Institutions should not resort to relying on income from international students to fund research and development projects, a report from the Higher Education Policy Institute has indicated ahead of this week’s UK budget announcement.
Instead, the UK government must reconsider the amount of funding it has budgeted for research and development at universities in the country, the paper suggested.
“Universities roughly break even on teaching home students but make a big loss on research”
“If policymakers simultaneously wish to hold down – or reduce – tuition fees, oversee further improvements to the student experience and increase spending on research to levels that are unprecedented in recent times (to 2.4% of GDP), then they are likely to need to find considerably more than the £18 billion they have currently assigned,” the paper outlined.
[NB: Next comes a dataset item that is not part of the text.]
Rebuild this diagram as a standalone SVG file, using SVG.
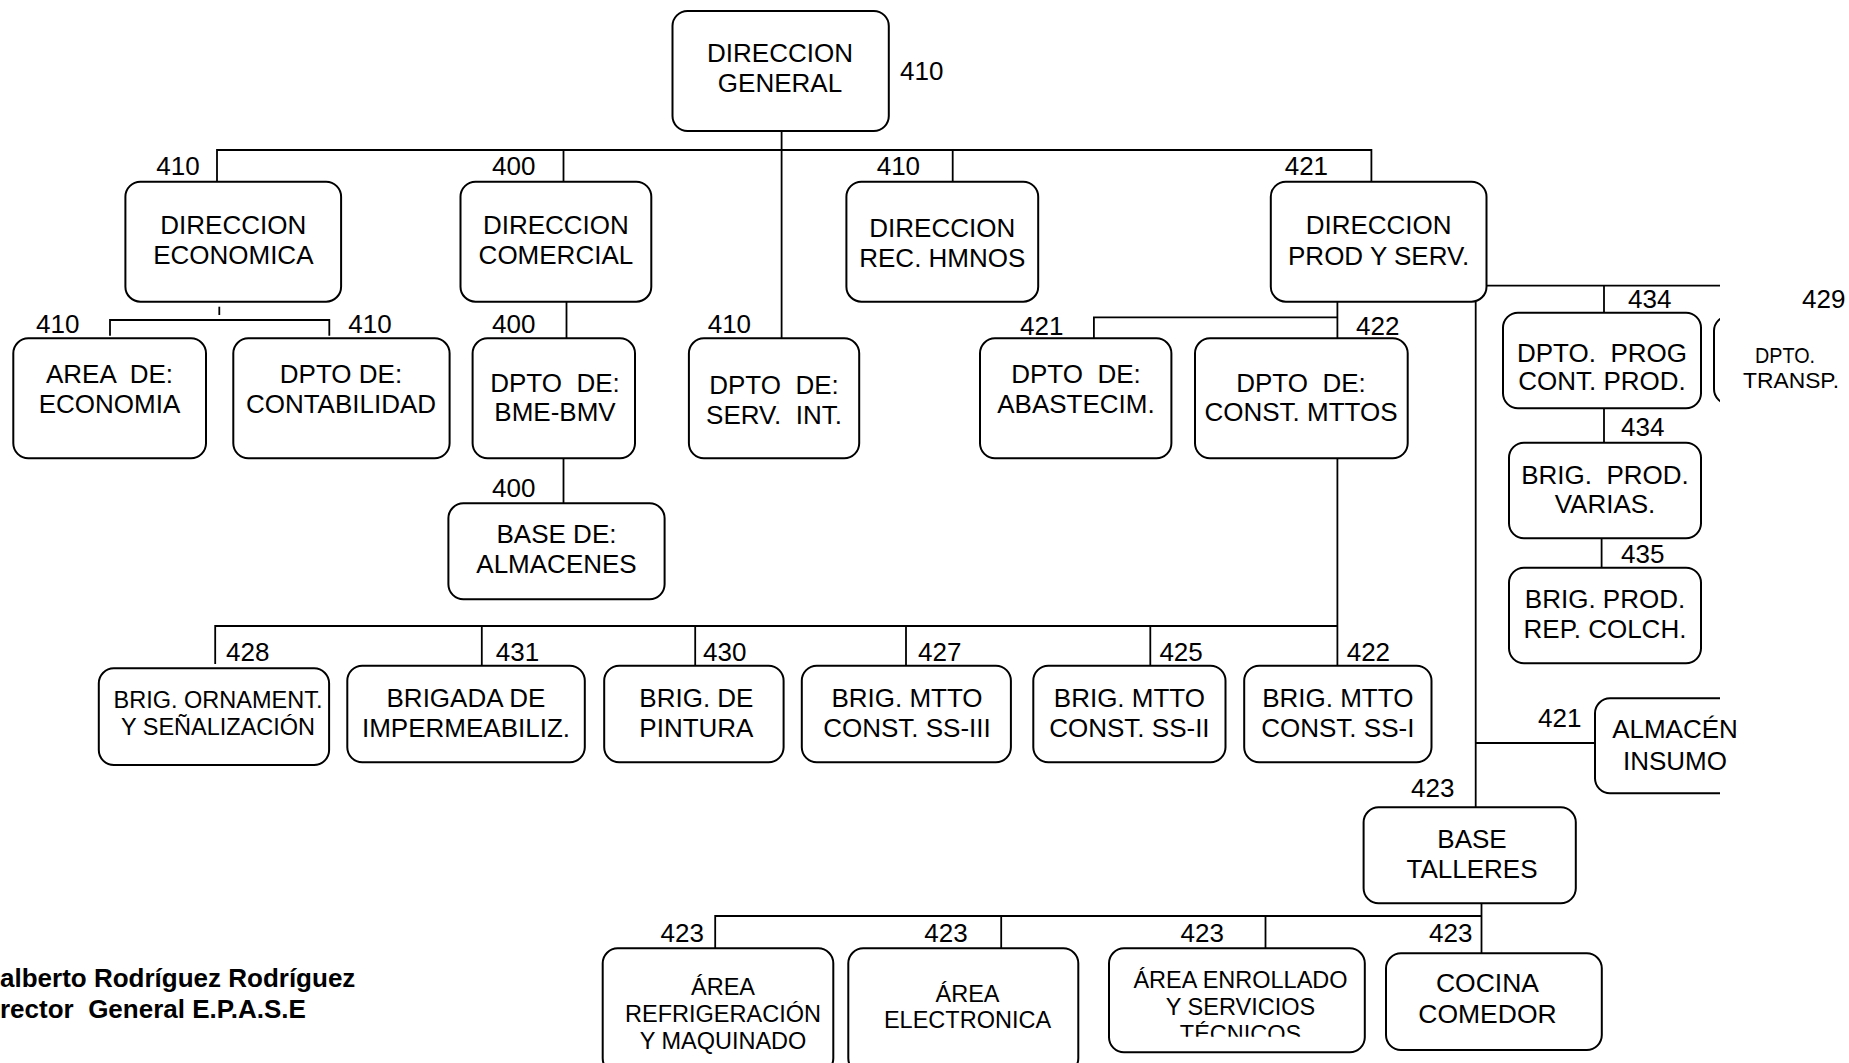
<svg xmlns="http://www.w3.org/2000/svg" width="1849" height="1063" viewBox="0 0 1849 1063">
<style>
text{font-family:"Liberation Sans",Arial,sans-serif;fill:#000;white-space:pre}
.t{font-size:26px;text-anchor:middle}
.s{font-size:23.5px;text-anchor:middle}
.n{font-size:26px}
.b{font-size:26px;font-weight:bold}
.box{fill:#fff;stroke:#000;stroke-width:2}
.c line,.c path{stroke:#000;stroke-width:1.8;fill:none}
</style>
<defs>
<clipPath id="clipR"><rect x="0" y="0" width="1720" height="1063"/></clipPath>
<clipPath id="clipTec"><rect x="1100" y="940" width="270" height="96.7"/></clipPath>
</defs>
<rect width="1849" height="1063" fill="#fff"/>

<g class="c" id="connectors">
<line x1="781.6" y1="131" x2="781.6" y2="338.3"/>
<path d="M217,181.7 V150 H1371.4 V181.7"/>
<line x1="563.5" y1="150" x2="563.5" y2="181.7"/>
<line x1="952.7" y1="150" x2="952.7" y2="181.7"/>
<line x1="219.3" y1="306.7" x2="219.3" y2="315"/>
<path d="M110,335.7 V320 H329.3 V335.7"/>
<line x1="566.5" y1="301.7" x2="566.5" y2="338.3"/>
<line x1="563.5" y1="458.3" x2="563.5" y2="503.3"/>
<line x1="1337.4" y1="301.7" x2="1337.4" y2="338.3"/>
<path d="M1093.9,341 V317.3 H1337.4"/>
<line x1="1337.4" y1="458.3" x2="1337.4" y2="665.7"/>
<path d="M215.2,664 V626 H1337.4"/>
<line x1="481.8" y1="626" x2="481.8" y2="665.7"/>
<line x1="695.2" y1="626" x2="695.2" y2="665.7"/>
<line x1="906" y1="626" x2="906" y2="665.7"/>
<line x1="1150.3" y1="626" x2="1150.3" y2="665.7"/>
<line x1="1475.7" y1="301.7" x2="1475.7" y2="807.3"/>
<line x1="1484" y1="285.7" x2="1720" y2="285.7"/>
<line x1="1604" y1="285.7" x2="1604" y2="312.7"/>
<line x1="1604" y1="408.3" x2="1604" y2="442.7"/>
<line x1="1601.6" y1="538.3" x2="1601.6" y2="567.7"/>
<line x1="1475.7" y1="743" x2="1595" y2="743"/>
<line x1="1481.5" y1="903.3" x2="1481.5" y2="953.3"/>
<path d="M715.2,948.3 V916 H1481.5"/>
<line x1="1001.2" y1="916" x2="1001.2" y2="948.3"/>
<line x1="1265.5" y1="916" x2="1265.5" y2="948.3"/>
</g>

<g id="n-direccion-general">
<rect class="box" x="672.5" y="11" width="216.3" height="120" rx="15"/>
<text class="t" x="780" y="61.7">DIRECCION</text>
<text class="t" x="780" y="91.7">GENERAL</text>
<text class="n" x="900" y="80">410</text>
</g>

<g id="n-dir-economica">
<rect class="box" x="125.4" y="181.7" width="215.7" height="120" rx="15"/>
<text class="t" x="233.3" y="234.3">DIRECCION</text>
<text class="t" x="233.3" y="264.3">ECONOMICA</text>
<text class="n" x="156.3" y="175">410</text>
</g>

<g id="n-dir-comercial">
<rect class="box" x="460.5" y="181.7" width="190.8" height="120" rx="15"/>
<text class="t" x="555.9" y="234.3">DIRECCION</text>
<text class="t" x="555.9" y="264.3">COMERCIAL</text>
<text class="n" x="492" y="175">400</text>
</g>

<g id="n-dir-rec-hmnos">
<rect class="box" x="846.4" y="181.7" width="191.8" height="120" rx="15"/>
<text class="t" x="942.3" y="236.7">DIRECCION</text>
<text class="t" x="942.3" y="266.7">REC. HMNOS</text>
<text class="n" x="876.7" y="175">410</text>
</g>

<g id="n-dir-prod-serv">
<rect class="box" x="1270.8" y="181.7" width="215.7" height="120" rx="15"/>
<text class="t" x="1378.6" y="234.3">DIRECCION</text>
<text class="t" x="1378.6" y="265">PROD Y SERV.</text>
<text class="n" x="1284.7" y="175">421</text>
</g>

<g id="n-area-economia">
<rect class="box" x="13.3" y="338.3" width="192.7" height="120" rx="15"/>
<text class="t" x="109.5" y="383.3">AREA  DE:</text>
<text class="t" x="109.5" y="413.3">ECONOMIA</text>
<text class="n" x="36" y="332.5">410</text>
</g>

<g id="n-contabilidad">
<rect class="box" x="233.3" y="338.3" width="216.3" height="120" rx="15"/>
<text class="t" x="341" y="383.3">DPTO DE:</text>
<text class="t" x="341" y="413.3">CONTABILIDAD</text>
<text class="n" x="348.3" y="332.5">410</text>
</g>

<g id="n-bme-bmv">
<rect class="box" x="472.6" y="338.3" width="162.4" height="120" rx="15"/>
<text class="t" x="555" y="391.7">DPTO  DE:</text>
<text class="t" x="555" y="420.7">BME-BMV</text>
<text class="n" x="492" y="332.7">400</text>
</g>

<g id="n-base-almacenes">
<rect class="box" x="448.4" y="503.3" width="216.2" height="96" rx="15"/>
<text class="t" x="556.5" y="543.3">BASE DE:</text>
<text class="t" x="556.5" y="573.3">ALMACENES</text>
<text class="n" x="492" y="497.3">400</text>
</g>

<g id="n-serv-int">
<rect class="box" x="688.9" y="338.3" width="170.3" height="120" rx="15"/>
<text class="t" x="774" y="394">DPTO  DE:</text>
<text class="t" x="774" y="424.3">SERV.  INT.</text>
<text class="n" x="707.7" y="332.7">410</text>
</g>

<g id="n-abastecim">
<rect class="box" x="980" y="338.3" width="191.4" height="120" rx="15"/>
<text class="t" x="1076" y="383.3">DPTO  DE:</text>
<text class="t" x="1076" y="413.3">ABASTECIM.</text>
<text class="n" x="1020" y="335">421</text>
</g>

<g id="n-const-mttos">
<rect class="box" x="1195" y="338.3" width="212.7" height="120" rx="15"/>
<text class="t" x="1301" y="391.7">DPTO  DE:</text>
<text class="t" x="1301" y="420.7">CONST. MTTOS</text>
<text class="n" x="1356" y="335">422</text>
</g>

<g id="n-dpto-prog">
<rect class="box" x="1503" y="312.7" width="198" height="95.6" rx="15"/>
<text class="t" x="1602" y="361.7">DPTO.  PROG</text>
<text class="t" x="1602" y="390">CONT. PROD.</text>
<text class="n" x="1628" y="308">434</text>
</g>

<g id="n-dpto-transp">
<rect class="box" x="1714" y="316" width="200" height="88" rx="15" clip-path="url(#clipR)"/>
<text class="n" style="font-size:21.5px" x="1755" y="363" textLength="60" lengthAdjust="spacingAndGlyphs">DPTO.</text>
<text class="n" style="font-size:21.5px" x="1743" y="388" textLength="96" lengthAdjust="spacingAndGlyphs">TRANSP.</text>
<text class="n" x="1802" y="308">429</text>
</g>

<g id="n-brig-prod-varias">
<rect class="box" x="1509" y="442.7" width="192" height="95.6" rx="15"/>
<text class="t" x="1605" y="484.3">BRIG.  PROD.</text>
<text class="t" x="1605" y="513.3">VARIAS.</text>
<text class="n" x="1621" y="436">434</text>
</g>

<g id="n-brig-prod-colch">
<rect class="box" x="1509" y="567.7" width="192" height="95.6" rx="15"/>
<text class="t" x="1605" y="608.3">BRIG. PROD.</text>
<text class="t" x="1605" y="638.3">REP. COLCH.</text>
<text class="n" x="1621" y="563.3">435</text>
</g>

<g id="n-almacen-insumo">
<rect class="box" x="1595" y="698.3" width="200" height="95" rx="15" clip-path="url(#clipR)"/>
<text class="t" x="1675" y="738.3">ALMACÉN</text>
<text class="t" x="1675" y="770">INSUMO</text>
<text class="n" x="1538" y="726.5">421</text>
</g>

<g id="n-base-talleres">
<rect class="box" x="1363.6" y="807.3" width="212.2" height="96" rx="15"/>
<text class="t" x="1472" y="848.3">BASE</text>
<text class="t" x="1472" y="877.7">TALLERES</text>
<text class="n" x="1411" y="797.3">423</text>
</g>

<g id="n-brig-ornament">
<rect class="box" x="98.8" y="668.3" width="230.3" height="96.7" rx="15"/>
<text class="s" x="218" y="708.3">BRIG. ORNAMENT.</text>
<text class="s" x="218" y="735">Y SEÑALIZACIÓN</text>
<text class="n" x="226" y="660.5">428</text>
</g>

<g id="n-brig-impermeabiliz">
<rect class="box" x="347.3" y="665.7" width="237.5" height="96.6" rx="15"/>
<text class="t" x="466" y="707.3">BRIGADA DE</text>
<text class="t" x="466" y="736.7">IMPERMEABILIZ.</text>
<text class="n" x="495.8" y="660.5">431</text>
</g>

<g id="n-brig-pintura">
<rect class="box" x="604.2" y="665.7" width="179.4" height="96.6" rx="15"/>
<text class="t" x="696.4" y="707.3">BRIG. DE</text>
<text class="t" x="696.4" y="736.7">PINTURA</text>
<text class="n" x="703" y="660.5">430</text>
</g>

<g id="n-brig-ss3">
<rect class="box" x="801.8" y="665.7" width="209.1" height="96.6" rx="15"/>
<text class="t" x="907" y="707.3">BRIG. MTTO</text>
<text class="t" x="907" y="736.7">CONST. SS-III</text>
<text class="n" x="918" y="660.5">427</text>
</g>

<g id="n-brig-ss2">
<rect class="box" x="1033.3" y="665.7" width="192.2" height="96.6" rx="15"/>
<text class="t" x="1129.4" y="707.3">BRIG. MTTO</text>
<text class="t" x="1129.4" y="736.7">CONST. SS-II</text>
<text class="n" x="1159.4" y="660.5">425</text>
</g>

<g id="n-brig-ss1">
<rect class="box" x="1244.2" y="665.7" width="187.3" height="96.6" rx="15"/>
<text class="t" x="1337.8" y="707.3">BRIG. MTTO</text>
<text class="t" x="1337.8" y="736.7">CONST. SS-I</text>
<text class="n" x="1346.7" y="660.5">422</text>
</g>

<g id="n-area-refrig">
<rect class="box" x="602.7" y="948.3" width="230.6" height="125" rx="15"/>
<text class="s" x="723" y="995">ÁREA</text>
<text class="s" x="723" y="1022.3">REFRIGERACIÓN</text>
<text class="s" x="723" y="1049">Y MAQUINADO</text>
<text class="n" x="660.6" y="941.7">423</text>
</g>

<g id="n-area-electronica">
<rect class="box" x="848.3" y="948.3" width="230" height="125" rx="15"/>
<text class="s" x="967.5" y="1001.7">ÁREA</text>
<text class="s" x="967.5" y="1028.3">ELECTRONICA</text>
<text class="n" x="924.3" y="941.7">423</text>
</g>

<g id="n-area-enrollado">
<rect class="box" x="1109" y="948.3" width="255.8" height="104" rx="15"/>
<g clip-path="url(#clipTec)">
<text class="s" x="1240.5" y="988.3">ÁREA ENROLLADO</text>
<text class="s" x="1240.5" y="1015">Y SERVICIOS</text>
<text class="s" x="1240.5" y="1041.7">TÉCNICOS</text>
</g>
<text class="n" x="1180.6" y="941.7">423</text>
</g>

<g id="n-cocina-comedor">
<rect class="box" x="1386" y="953.3" width="215.8" height="96.7" rx="15"/>
<text class="t" style="font-size:26.5px" x="1487.5" y="991.7">COCINA</text>
<text class="t" style="font-size:26.5px" x="1487.5" y="1023.3">COMEDOR</text>
<text class="n" x="1429" y="941.7">423</text>
</g>

<g id="signature">
<text class="b" x="0" y="986.5">alberto Rodríguez Rodríguez</text>
<text class="b" x="0" y="1018">rector  General E.P.A.S.E</text>
</g>
</svg>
“Universities roughly break even on teaching home students but make a big loss on research. They fill in part of that gap from the surplus on teaching international students,” Nick Hillman, HEPI director and the author of the report, said.
Were the government to introduce a fee cap of £7,500 for UK students as the Augar report recommended, universities face a “looming large loss”, he added.
“If that happens, they will have to use international student fees to subsidise home students and there will be less money for covering gaps in research funding,” Hillman warned.
According to HEPI, in 2017/18 around 272,000 non-EU students in England and Northern Ireland each paid £5,100 more than it cost to educate them.
Around £4,250 from each student went towards reducing the deficit on research. International fees also support some of the cost of teaching domestic students.
The report warned that there is a danger the UK university sector will become over-reliant on other countries at a time when there are already fears of over-exposure to fluctuations in geopolitics affecting how many students – especially students from China – wish to pay high fees to study in the UK.
If the government meets targets to increase education export earnings to £35 billion a year and host 600,000 international students by 2030, cross-subsidising research from international student fees may still be possible, it read.
However, the document highlights that previous targets on international students “have been missed”.
“Moreover, relying more on international student fees to bolster the teaching of home students will always make it harder to realise the R&D target than if all the available cross-subsidies were spent on research,” the report suggested.
If international fees are used to fill gaps in research and development funding caused by drops in domestic fees, the annual research deficit in England and Northern Ireland alone could rise to £4.9 billion from £3.7 billion, it added.
The paper comes a week after the Russell Group urged the government to “make a commitment to ring-fence sufficient funding” for future research projects.